Friday, 13 February 2015

Survived

  


  I cant believe I actually didn't blog at all within this few recent months after so many things happened. Believe me, I do wanna update and briefly say about everything. However, I'm momentarily stunted buy all things happened , I'm so speechless and clueless. What can I do?



         First thing first I was graduated from Pre U programme. It went on as planned. I survived, I was able to graduate and waiting for the results is all I can do now. This Pre U stuff had never been easy for me. I was late joiner into this programme and the never homework actually made me feel endless. I have dreamed of the day I actually end this and the feeling of stress-free. This programme got me like an eternity. The exam went on and on and never end. If you're smart enough, you will not need to retake exam. Well, I'm not the smart one apparently. I have even broke down not only once, secretly weeping myself in too many occasion. I scream into my hollowness and got myself drawn. I wanted to give it up too many times. Someday, I happened to be in school as usual and the I-cant-do-it-anymore feeling was getting so intense and I couldn't control it in time. I wanted to storm out of my class in the middle of lessons and I suppressed myself so hard not to movie a single muscle of my legs. Or else I would find myself falling asleep during middle of the lesson, teachers no longer can help waking me up.

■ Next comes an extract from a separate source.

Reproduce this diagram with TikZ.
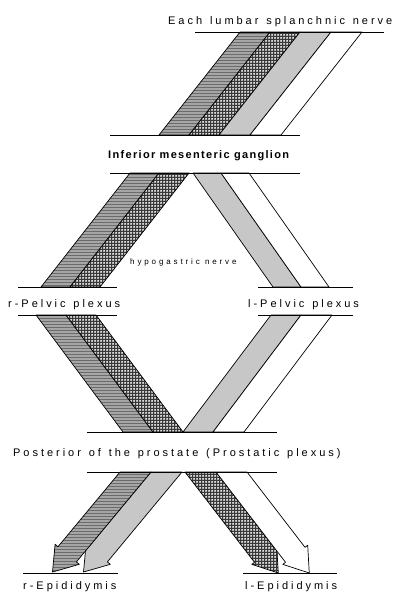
\documentclass[tikz,border=0pt]{standalone}
\usepackage{fontspec}
\setmainfont{Liberation Sans}
\newfontfamily\labfont[LetterSpace=27,WordSpace=1.3]{Liberation Sans}
\newfontfamily\ganfont[LetterSpace=12]{Liberation Sans}
\newfontfamily\hypfont[LetterSpace=36]{Liberation Sans}
\usetikzlibrary{patterns}
\pgfdeclarepatternformonly{hstripes}{\pgfpoint{-1pt}{-1pt}}{\pgfpoint{4pt}{4pt}}{\pgfpoint{3pt}{3pt}}{\pgfpathrectangle{\pgfpoint{-1pt}{0pt}}{\pgfpoint{5pt}{0.9pt}}\pgfusepath{fill}}
\pgfdeclarepatternformonly{chkgrid}{\pgfpoint{-1pt}{-1pt}}{\pgfpoint{4pt}{4pt}}{\pgfpoint{3pt}{3pt}}{\pgfpathrectangle{\pgfpoint{-1pt}{0pt}}{\pgfpoint{5pt}{1pt}}\pgfpathrectangle{\pgfpoint{0pt}{-1pt}}{\pgfpoint{1pt}{5pt}}\pgfusepath{fill}}
\tikzset{
  stripes/.style={fill=black!35, postaction={pattern=hstripes, pattern color=black!58}, postaction={draw=black, line width=0.7pt, line join=round}},
  checks/.style={fill=black!12, postaction={pattern=chkgrid, pattern color=black!78}, postaction={draw=black, line width=0.7pt, line join=round}},
  lgray/.style={fill=black!22, draw=black, line width=0.7pt, line join=round},
  wband/.style={fill=white, draw=black, line width=0.7pt, line join=round},
  bar/.style={draw=black, line width=1pt},
  lab/.style={inner sep=0pt, anchor=base west, text=black, font=\fontsize{11}{13}\labfont},
  gan/.style={inner sep=0pt, anchor=base west, text=black, font=\fontsize{11}{13}\ganfont\bfseries},
  hyp/.style={inner sep=0pt, anchor=base west, text=black, font=\fontsize{8}{9}\hypfont}
}
\begin{document}
\begin{tikzpicture}[x=1pt, y=-1pt]
\useasboundingbox (0,0) rectangle (399,592);
% section A: lumbar splanchnic nerve -> inferior mesenteric ganglion
\path[stripes] (240,32)--(270,32)--(189,135)--(159,135)--cycle;
\path[checks]  (270,32)--(300,32)--(219,135)--(189,135)--cycle;
\path[lgray]   (300,32)--(331,32)--(250,135)--(219,135)--cycle;
\path[wband]   (331,32)--(362,32)--(281,135)--(250,135)--cycle;
% section B: ganglion -> pelvic plexus
\path[stripes] (130,173)--(159,173)--(70,287)--(41,287)--cycle;
\path[checks]  (159,173)--(189,173)--(100,287)--(70,287)--cycle;
\path[lgray]   (193,173)--(221,173)--(301,287)--(273,287)--cycle;
\path[wband]   (221,173)--(249,173)--(329,287)--(301,287)--cycle;
% section C: pelvic plexus -> prostate
\path[stripes] (36,315)--(66,315)--(153,432)--(123,432)--cycle;
\path[checks]  (66,315)--(96,315)--(183,432)--(153,432)--cycle;
\path[lgray]   (271,315)--(301,315)--(213,432)--(183,432)--cycle;
\path[wband]   (301,315)--(332,315)--(244,432)--(213,432)--cycle;
% section D: prostate -> epididymis (broad arrows)
\path[lgray]   (151,472)--(182,472)--(107.37,561.92)--(110.27,564.33)--(83.5,572)--(86.11,544.27)--(89.01,546.68)--cycle;
\path[stripes] (120,472)--(151,472)--(76.37,561.92)--(79.27,564.33)--(52.5,572)--(55.11,544.27)--(58.01,546.68)--cycle;
\path[checks]  (185,472)--(216,472)--(273.98,547.29)--(276.69,545.20)--(278.28,573)--(251.81,564.36)--(254.52,562.27)--cycle;
\path[wband]   (216,472)--(247,472)--(304.98,547.29)--(307.69,545.20)--(309.28,573)--(282.81,564.36)--(285.52,562.27)--cycle;
% bars
\draw[bar] (195,32)--(384,32);
\draw[bar] (110,135)--(300,135);
\draw[bar] (110,173)--(300,173);
\draw[bar] (18,287)--(117,287);
\draw[bar] (18,315)--(117,315);
\draw[bar] (258,287)--(353,287);
\draw[bar] (258,315)--(353,315);
\draw[bar] (87,432)--(277,432);
\draw[bar] (87,472)--(277,472);
\draw[bar] (23,573)--(118,573);
\draw[bar] (243,573)--(337,573);
% labels
\node[lab] (lumbar) at (168,24) {Each lumbar splanchnic nerve};
\node[gan] (ganglion) at (108,158) {Inferior mesenteric ganglion};
\node[hyp] (hypog) at (130,264) {hypogastric nerve};
\node[lab] (rpelvic) at (8,307) {r-Pelvic plexus};
\node[lab] (lpelvic) at (248,307) {l-Pelvic plexus};
\node[lab] (prostate) at (13,456.5) {Posterior of the prostate (Prostatic plexus)};
\node[lab] (repid) at (23,589) {r-Epididymis};
\node[lab] (lepid) at (245,589) {l-Epididymis};
\end{tikzpicture}
\end{document}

           I found it was time consuming and I don't belong that. I wanted to quit. As I recall , I do have mental broke down once or twice. I spend most of my time study and sleeping. There's always sleep or study or something related to study like searching for my book eh? I have no life. Keep telling myself there is only one and a half year and I'm way more stronger than that. I can't be defeated by it! And the thought of survive is too good that I really want to be one of it.
And then day by day, the thought of quitting aren't that disturbing cause my exam was just getting near. For God's sake , I just have to get one thing done and I'll be off! And I eventually survive. It require a great deal of determination and I'm really proud of myself I actually survive to the thing I think I don't. I think I would've quit but I didn't. My results aren't good and I wasn't expect it'll be good. Just be as I deserve, simply because I deserve. My life went miserably after that. Looking for jobs and working life are still new for me. So, just pray for the best.